How the Eagles’ World Cup prep could negatively be impacted by all this is by the USA playing three Pacific Nations Cup matches in July. Professional Eagles have to get special dispensation from their clubs in order to participate in games during this time, and that hasn’t been granted yet, if it ever will be. Having to carry a roster of probably close to 30 for those matches, USA Rugby won’t likely be able to afford to house, feed, pay per diems to and fully accommodate all their professionals at the same time in an already expensive year. So not only will the Eagles potentially miss out on three games with their full assault of players, they’ll lose a full month of crucial assembly time.
Potentially impacted players include Samu Manoa, Chris Wyles, Blaine Scully, Hayden Smith, Eric Fry, Thretton Palamo, Brett Thompson, Cam Dolan, Titi Lamositele, Greg Peterson and Scott Lavalla. Try drawing up an American team capable of winning the Pacific Nations Cup sans those guys.
USA Rugby’s hope for the inclusion of about a dozen of its best players hangs on the negotiation skills of CEO Nigel Melville, who appears to have lost the negotiation battle with the Premiership over November availability. He brokered the loss of Premiership pros for three games in the November test window for their participation in a 68-point loss to New Zealand, and those Eagles weren’t exactly starting every match for their clubs while being prevented from playing with the National Team.

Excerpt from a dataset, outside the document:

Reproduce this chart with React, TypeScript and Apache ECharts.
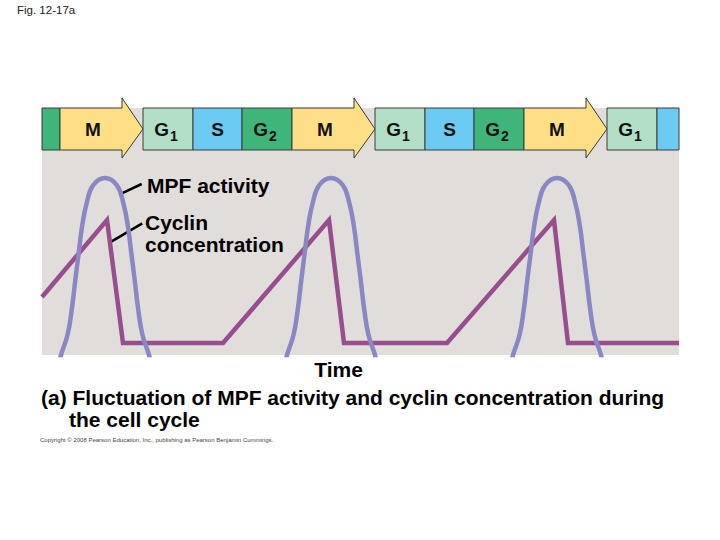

If the release of Premiership players for this summer was part of the November, 2014 deal, then kudos to Melville. If not, then the entire relationship between rugby in the United States and the Premiership, specifically, needs to be called into question. (Stade Francais’ Scott Lavalla was made available by his club during the Premiership-enforced moratorium in November.)
There are substantial rumors about the Premiership looking to expand into the United States, be it with a developmental league or one-off games, and Melville and other heavy hitters stateside have met with Premiership representatives. But how much flogging should the United States National Team endure from the Premiership before reaping some kind of benefit?
While USA Rugby can't play victim entirely in this whole mess, these negotiations shouldn’t be left for Tier Two teams to deal with, and imbalance between tiers isn’t an entirely new concept in regards to the World Cup. In the summer of 2011, the Eagles didn’t have access to all their pros for the Churchill Cup, while the England Saxons did. Rumor has it the RFU greased the palms of the Premiership for their players’ release.
During the actual 2011 World Cup, first tier nations had almost exactly a week between pool matches – a pretty standard amount of downtime in the world of rugby – while second tier teams had much more sporadic breaks between matches, and sometimes just a few days. That issue was widely publicized and has been addressed ahead of the 2015 World Cup.
But what also needs to be addressed are the player release windows, especially as it pertains to second tier teams. The current release windows are tailored to accommodate the top nine teams, and 10 of the top 15, in the world rankings. The Pacific Nations Cup, an IRB creation, includes the 10th, 11th, 12th, 13th, 16th and 18th ranked teams in the world. By kowtowing to Six Nations and The Rugby Championship schedules, and fostering an environment that hurts second tier teams, the IRB is essentially promoting a class system.